Reproduce the lines of the material exactly, excluding every image.

AVAILABLE DATA
* * *

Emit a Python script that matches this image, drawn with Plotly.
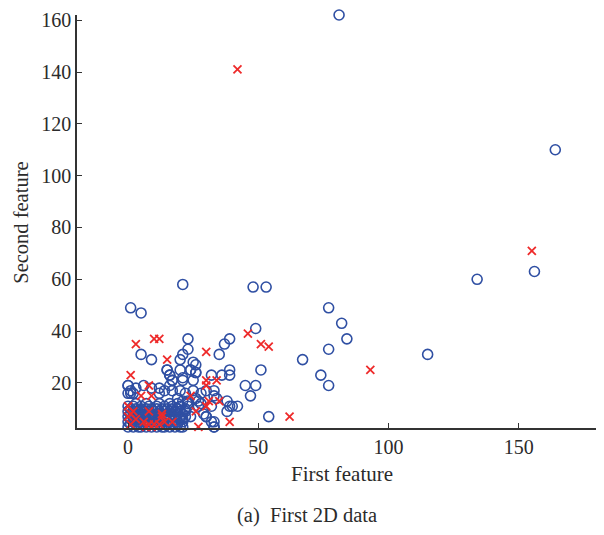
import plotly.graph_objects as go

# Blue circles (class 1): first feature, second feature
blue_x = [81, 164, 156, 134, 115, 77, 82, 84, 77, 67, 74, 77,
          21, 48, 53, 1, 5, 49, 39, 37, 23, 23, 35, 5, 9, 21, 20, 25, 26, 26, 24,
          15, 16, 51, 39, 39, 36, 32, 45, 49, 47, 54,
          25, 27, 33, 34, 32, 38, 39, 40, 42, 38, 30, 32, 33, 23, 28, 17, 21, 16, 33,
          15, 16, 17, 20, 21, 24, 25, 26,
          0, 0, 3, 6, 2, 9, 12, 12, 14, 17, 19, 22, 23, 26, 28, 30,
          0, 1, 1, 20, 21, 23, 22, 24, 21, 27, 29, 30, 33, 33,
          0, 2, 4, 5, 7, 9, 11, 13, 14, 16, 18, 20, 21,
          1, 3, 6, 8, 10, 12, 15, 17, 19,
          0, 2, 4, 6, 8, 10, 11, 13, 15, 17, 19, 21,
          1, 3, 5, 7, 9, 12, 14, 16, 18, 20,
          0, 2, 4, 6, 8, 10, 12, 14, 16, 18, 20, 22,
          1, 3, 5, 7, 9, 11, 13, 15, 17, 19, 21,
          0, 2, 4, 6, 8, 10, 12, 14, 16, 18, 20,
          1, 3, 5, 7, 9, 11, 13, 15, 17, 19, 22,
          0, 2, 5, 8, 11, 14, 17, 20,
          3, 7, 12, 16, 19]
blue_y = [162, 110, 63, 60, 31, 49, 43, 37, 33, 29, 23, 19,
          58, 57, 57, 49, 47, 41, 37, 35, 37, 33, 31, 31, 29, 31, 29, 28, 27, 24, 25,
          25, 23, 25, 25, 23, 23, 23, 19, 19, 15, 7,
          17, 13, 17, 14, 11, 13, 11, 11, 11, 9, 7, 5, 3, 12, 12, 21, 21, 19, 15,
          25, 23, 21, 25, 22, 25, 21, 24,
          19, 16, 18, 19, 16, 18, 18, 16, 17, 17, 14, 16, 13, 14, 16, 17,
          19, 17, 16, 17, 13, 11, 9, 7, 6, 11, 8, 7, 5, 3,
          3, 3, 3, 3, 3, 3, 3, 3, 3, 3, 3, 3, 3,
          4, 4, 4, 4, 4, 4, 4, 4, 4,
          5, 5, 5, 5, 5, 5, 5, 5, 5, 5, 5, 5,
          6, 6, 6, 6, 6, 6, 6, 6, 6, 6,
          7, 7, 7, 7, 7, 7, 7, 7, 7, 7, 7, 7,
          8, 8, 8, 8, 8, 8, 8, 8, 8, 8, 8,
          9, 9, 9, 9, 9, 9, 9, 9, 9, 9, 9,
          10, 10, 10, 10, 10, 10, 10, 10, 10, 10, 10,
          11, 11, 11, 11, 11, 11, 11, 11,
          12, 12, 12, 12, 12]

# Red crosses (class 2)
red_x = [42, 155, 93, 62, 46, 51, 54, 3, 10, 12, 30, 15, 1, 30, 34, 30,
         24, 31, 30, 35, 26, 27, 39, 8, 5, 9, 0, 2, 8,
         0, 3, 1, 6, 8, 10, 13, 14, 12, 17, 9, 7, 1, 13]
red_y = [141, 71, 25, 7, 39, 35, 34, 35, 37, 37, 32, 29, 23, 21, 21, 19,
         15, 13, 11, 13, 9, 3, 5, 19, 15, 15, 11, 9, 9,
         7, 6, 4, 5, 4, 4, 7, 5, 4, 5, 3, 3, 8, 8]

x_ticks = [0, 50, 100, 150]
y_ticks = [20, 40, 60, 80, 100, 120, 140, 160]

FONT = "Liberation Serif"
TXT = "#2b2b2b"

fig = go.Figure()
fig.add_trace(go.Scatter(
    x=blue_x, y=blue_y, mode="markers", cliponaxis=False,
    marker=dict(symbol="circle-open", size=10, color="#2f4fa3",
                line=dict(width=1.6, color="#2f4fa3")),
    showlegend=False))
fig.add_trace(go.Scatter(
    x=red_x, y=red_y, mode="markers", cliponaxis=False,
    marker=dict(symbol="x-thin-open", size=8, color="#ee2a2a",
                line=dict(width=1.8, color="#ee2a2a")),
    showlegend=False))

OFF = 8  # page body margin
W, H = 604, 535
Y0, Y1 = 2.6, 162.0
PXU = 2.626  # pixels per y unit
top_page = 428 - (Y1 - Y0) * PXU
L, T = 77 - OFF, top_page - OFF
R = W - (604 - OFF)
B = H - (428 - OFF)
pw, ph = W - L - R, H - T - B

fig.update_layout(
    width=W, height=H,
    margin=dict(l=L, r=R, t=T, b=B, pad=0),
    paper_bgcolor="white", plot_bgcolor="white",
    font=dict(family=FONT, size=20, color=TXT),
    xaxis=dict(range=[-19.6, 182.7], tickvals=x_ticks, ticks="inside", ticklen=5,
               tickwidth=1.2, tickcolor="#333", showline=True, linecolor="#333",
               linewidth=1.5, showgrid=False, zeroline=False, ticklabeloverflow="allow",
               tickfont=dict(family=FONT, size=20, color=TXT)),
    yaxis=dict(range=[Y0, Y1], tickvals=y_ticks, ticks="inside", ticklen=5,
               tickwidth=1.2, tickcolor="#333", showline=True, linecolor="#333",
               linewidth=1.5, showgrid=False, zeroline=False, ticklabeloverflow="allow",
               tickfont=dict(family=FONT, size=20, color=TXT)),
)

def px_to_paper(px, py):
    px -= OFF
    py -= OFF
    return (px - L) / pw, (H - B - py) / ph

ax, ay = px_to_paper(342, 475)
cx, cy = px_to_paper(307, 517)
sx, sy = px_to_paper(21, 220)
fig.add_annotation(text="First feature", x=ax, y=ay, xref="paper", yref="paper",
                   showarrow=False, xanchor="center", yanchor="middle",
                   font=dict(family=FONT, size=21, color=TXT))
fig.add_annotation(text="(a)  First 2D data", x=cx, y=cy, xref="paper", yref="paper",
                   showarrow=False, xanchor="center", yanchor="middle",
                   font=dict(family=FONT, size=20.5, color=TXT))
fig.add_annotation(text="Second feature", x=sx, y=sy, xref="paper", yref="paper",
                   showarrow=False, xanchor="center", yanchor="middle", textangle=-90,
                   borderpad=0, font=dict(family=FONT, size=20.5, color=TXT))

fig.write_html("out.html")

* * *

RESULT BELOW
Emit a Python script that matches this image, drawn with Plotly.
import plotly.graph_objects as go

# Blue circles (class 1): first feature, second feature
blue_x = [81, 164, 156, 134, 115, 77, 82, 84, 77, 67, 74, 77,
          21, 48, 53, 1, 5, 49, 39, 37, 23, 23, 35, 5, 9, 21, 20, 25, 26, 26, 24,
          15, 16, 51, 39, 39, 36, 32, 45, 49, 47, 54,
          25, 27, 33, 34, 32, 38, 39, 40, 42, 38, 30, 32, 33, 23, 28, 17, 21, 16, 33,
          15, 16, 17, 20, 21, 24, 25, 26,
          0, 0, 3, 6, 2, 9, 12, 12, 14, 17, 19, 22, 23, 26, 28, 30,
          0, 1, 1, 20, 21, 23, 22, 24, 21, 27, 29, 30, 33, 33,
          0, 2, 4, 5, 7, 9, 11, 13, 14, 16, 18, 20, 21,
          1, 3, 6, 8, 10, 12, 15, 17, 19,
          0, 2, 4, 6, 8, 10, 11, 13, 15, 17, 19, 21,
          1, 3, 5, 7, 9, 12, 14, 16, 18, 20,
          0, 2, 4, 6, 8, 10, 12, 14, 16, 18, 20, 22,
          1, 3, 5, 7, 9, 11, 13, 15, 17, 19, 21,
          0, 2, 4, 6, 8, 10, 12, 14, 16, 18, 20,
          1, 3, 5, 7, 9, 11, 13, 15, 17, 19, 22,
          0, 2, 5, 8, 11, 14, 17, 20,
          3, 7, 12, 16, 19]
blue_y = [162, 110, 63, 60, 31, 49, 43, 37, 33, 29, 23, 19,
          58, 57, 57, 49, 47, 41, 37, 35, 37, 33, 31, 31, 29, 31, 29, 28, 27, 24, 25,
          25, 23, 25, 25, 23, 23, 23, 19, 19, 15, 7,
          17, 13, 17, 14, 11, 13, 11, 11, 11, 9, 7, 5, 3, 12, 12, 21, 21, 19, 15,
          25, 23, 21, 25, 22, 25, 21, 24,
          19, 16, 18, 19, 16, 18, 18, 16, 17, 17, 14, 16, 13, 14, 16, 17,
          19, 17, 16, 17, 13, 11, 9, 7, 6, 11, 8, 7, 5, 3,
          3, 3, 3, 3, 3, 3, 3, 3, 3, 3, 3, 3, 3,
          4, 4, 4, 4, 4, 4, 4, 4, 4,
          5, 5, 5, 5, 5, 5, 5, 5, 5, 5, 5, 5,
          6, 6, 6, 6, 6, 6, 6, 6, 6, 6,
          7, 7, 7, 7, 7, 7, 7, 7, 7, 7, 7, 7,
          8, 8, 8, 8, 8, 8, 8, 8, 8, 8, 8,
          9, 9, 9, 9, 9, 9, 9, 9, 9, 9, 9,
          10, 10, 10, 10, 10, 10, 10, 10, 10, 10, 10,
          11, 11, 11, 11, 11, 11, 11, 11,
          12, 12, 12, 12, 12]

# Red crosses (class 2)
red_x = [42, 155, 93, 62, 46, 51, 54, 3, 10, 12, 30, 15, 1, 30, 34, 30,
         24, 31, 30, 35, 26, 27, 39, 8, 5, 9, 0, 2, 8,
         0, 3, 1, 6, 8, 10, 13, 14, 12, 17, 9, 7, 1, 13]
red_y = [141, 71, 25, 7, 39, 35, 34, 35, 37, 37, 32, 29, 23, 21, 21, 19,
         15, 13, 11, 13, 9, 3, 5, 19, 15, 15, 11, 9, 9,
         7, 6, 4, 5, 4, 4, 7, 5, 4, 5, 3, 3, 8, 8]

x_ticks = [0, 50, 100, 150]
y_ticks = [20, 40, 60, 80, 100, 120, 140, 160]

FONT = "Liberation Serif"
TXT = "#2b2b2b"

fig = go.Figure()
fig.add_trace(go.Scatter(
    x=blue_x, y=blue_y, mode="markers", cliponaxis=False,
    marker=dict(symbol="circle-open", size=10, color="#2f4fa3",
                line=dict(width=1.6, color="#2f4fa3")),
    showlegend=False))
fig.add_trace(go.Scatter(
    x=red_x, y=red_y, mode="markers", cliponaxis=False,
    marker=dict(symbol="x-thin-open", size=8, color="#ee2a2a",
                line=dict(width=1.8, color="#ee2a2a")),
    showlegend=False))

OFF = 8  # page body margin
W, H = 604, 535
Y0, Y1 = 2.6, 162.0
PXU = 2.626  # pixels per y unit
top_page = 428 - (Y1 - Y0) * PXU
L, T = 77 - OFF, top_page - OFF
R = W - (604 - OFF)
B = H - (428 - OFF)
pw, ph = W - L - R, H - T - B

fig.update_layout(
    width=W, height=H,
    margin=dict(l=L, r=R, t=T, b=B, pad=0),
    paper_bgcolor="white", plot_bgcolor="white",
    font=dict(family=FONT, size=20, color=TXT),
    xaxis=dict(range=[-19.6, 182.7], tickvals=x_ticks, ticks="inside", ticklen=5,
               tickwidth=1.2, tickcolor="#333", showline=True, linecolor="#333",
               linewidth=1.5, showgrid=False, zeroline=False, ticklabeloverflow="allow",
               tickfont=dict(family=FONT, size=20, color=TXT)),
    yaxis=dict(range=[Y0, Y1], tickvals=y_ticks, ticks="inside", ticklen=5,
               tickwidth=1.2, tickcolor="#333", showline=True, linecolor="#333",
               linewidth=1.5, showgrid=False, zeroline=False, ticklabeloverflow="allow",
               tickfont=dict(family=FONT, size=20, color=TXT)),
)

def px_to_paper(px, py):
    px -= OFF
    py -= OFF
    return (px - L) / pw, (H - B - py) / ph

ax, ay = px_to_paper(342, 475)
cx, cy = px_to_paper(307, 517)
sx, sy = px_to_paper(21, 220)
fig.add_annotation(text="First feature", x=ax, y=ay, xref="paper", yref="paper",
                   showarrow=False, xanchor="center", yanchor="middle",
                   font=dict(family=FONT, size=21, color=TXT))
fig.add_annotation(text="(a)  First 2D data", x=cx, y=cy, xref="paper", yref="paper",
                   showarrow=False, xanchor="center", yanchor="middle",
                   font=dict(family=FONT, size=20.5, color=TXT))
fig.add_annotation(text="Second feature", x=sx, y=sy, xref="paper", yref="paper",
                   showarrow=False, xanchor="center", yanchor="middle", textangle=-90,
                   borderpad=0, font=dict(family=FONT, size=20.5, color=TXT))

fig.write_html("out.html")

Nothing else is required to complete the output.